Il est particulièrement intéressant, avant de se plonger dans les plus audacieuses des tentatives de transmission et d'éclairage opérées ici par
Philippe Jaccottet, de saisir certaines de ses réserves, de ses incertitudes ou même de ses rejets (relatifs – comme il l'indiquait lui-même en ouverture) vis-à-vis de certains très grands noms, dont il traque avec respect certaines limites dans la lecture que lui-même peut en faire : à propos de
Saint-John Perse (1887-1975), dont il admire maintes facettes mais dont il soupçonne le souci trop prononcé de fabrication à vide, à partir d'un certain moment dans son oeuvre, à propos de
René Char (1907-1988), pour lequel on sent aussi une vaste empathie pourtant, mais qui suscite pourtant une réserve complexe (« Trop de beauté – un trop à peine pondérable – ne chasse-t-elle pas la beauté ? »), mais aussi sur des tonalités parfois subtiles et contrastées tenant compte d'un tempo de l'oeuvre, à propos de
Paul Claudel (1868-1955), de
Pierre Jean Jouve (1887-1976), de
Francis Ponge (1899-1988), ou encore de
Jean Tardieu (1903-1995).
Il y a aussi, bien entendu dans semblable ouvrage, la magie de la découverte, en ce qui me concerne, de l'inconnu (même s'il est en réalité plus que célèbre), inconnu que le texte de
Philippe Jaccottet dévoile et rend désirable – et ils sont ici nombreux, tant est menue ma culture personnelle
de la poésie moderne et contemporaine :
Edmond-Henri Crisinel (1897-1948), chez qui « la poésie ne s'est nullement développée organiquement avec les années, mais a été un affleurement d'ombres et de trésors profonds que recouvraient d'ordinaire les eaux du quotidien le plus monotone, le plus quotidien »,
Gustave Roud (1897-1976), dont la voix n'est jamais « plus saisissante que lorsqu'elle monte, assourdie, durcie même, de ces confins où il est le plus mal, où il se croit, peut-être, le plus éloigné
de la poésie, attendant en vain, mais attendant malgré tout, immobile, effrayé, digne comme savent le rester peu de poètes, entouré de ses quelques signes familiers qui se détournent et se taisent »,
Armen Lubin (1903-1974), où « ce qui frappe d'abord, c'est que l'harmonie est malmenée, brisée, réduite en loques même quelquefois » et où la « poésie est de l'ordre de la ruse : il n'a que cette arme contre l'anéantissement dans l'immobilité, écartelée ou souffreteuse »,
Jean Tortel (1904-1993), Pierre Delisle (1908-2000), Jean Grosjean (1912-2006), et « ces campagnes, où il rôde, ou attend, [dans lesquelles] souvent on entend grincer et cahoter des chars »,
Henri Thomas (1912-1993),
Jean-Paul de Dadelsen (1913-1957), avec « ce qui [y] est si poignant […] : les
moments où il se refuse à la fuite (dans le brillant, le cocasse, la verve, la grandiloquence), où le regard est absolument nu, l'âme nue, le langage nu », Alain Borne (1915-1962),
Maurice Chappaz (1916-2009),
Michel Deguy (1930-), et enfin
Pierre Oster (1933-2020). Autant de voix désormais à découvrir à leur tour, depuis cette table d'orientation exigeante ainsi révélée.

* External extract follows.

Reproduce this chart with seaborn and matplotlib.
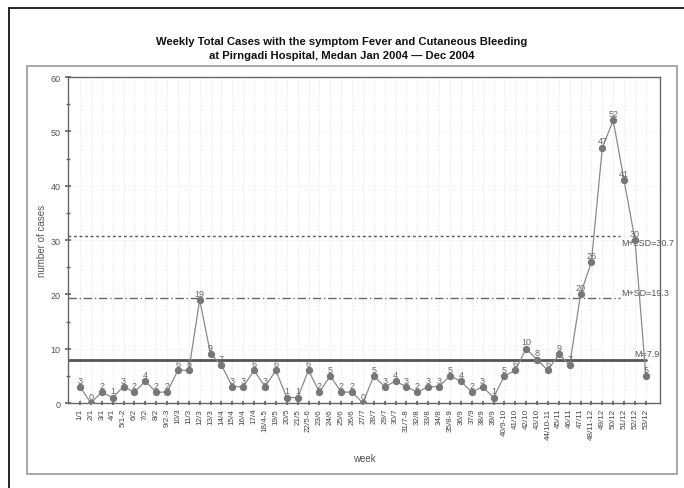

Les mots à propos d'auteurs que j'aime tels que
Jules Supervielle (1884-1960),
Pierre Reverdy (1889-1960), Paul Éluard (1895-1952),
André Breton (1896-1966),
Henri Michaux (1899-1984) ou
Guillevic (1907-1997), ou que ne connais encore que fort peu, tels
Jean Follain (1903-1971),
Yves Bonnefoy (1923-2016),
André du Bouchet (1924-2001) ou
Jacques Dupin (1927-2012), sont de ces mots qui confortent des ressentis, précisent des imaginations, ouvrent des perspectives, confrontent et sensibilisent, reformulent des catalyses non envisagées et inventent des géométries moins euclidiennes. Ici aussi, la lectrice ou le lecteur sortira plus enchanté, plus aiguisé, plus soucieux encore du pouvoir – qui n'a pourtant rien de magique en soi – de la lecture en général,
de la poésie pénétrante en particulier.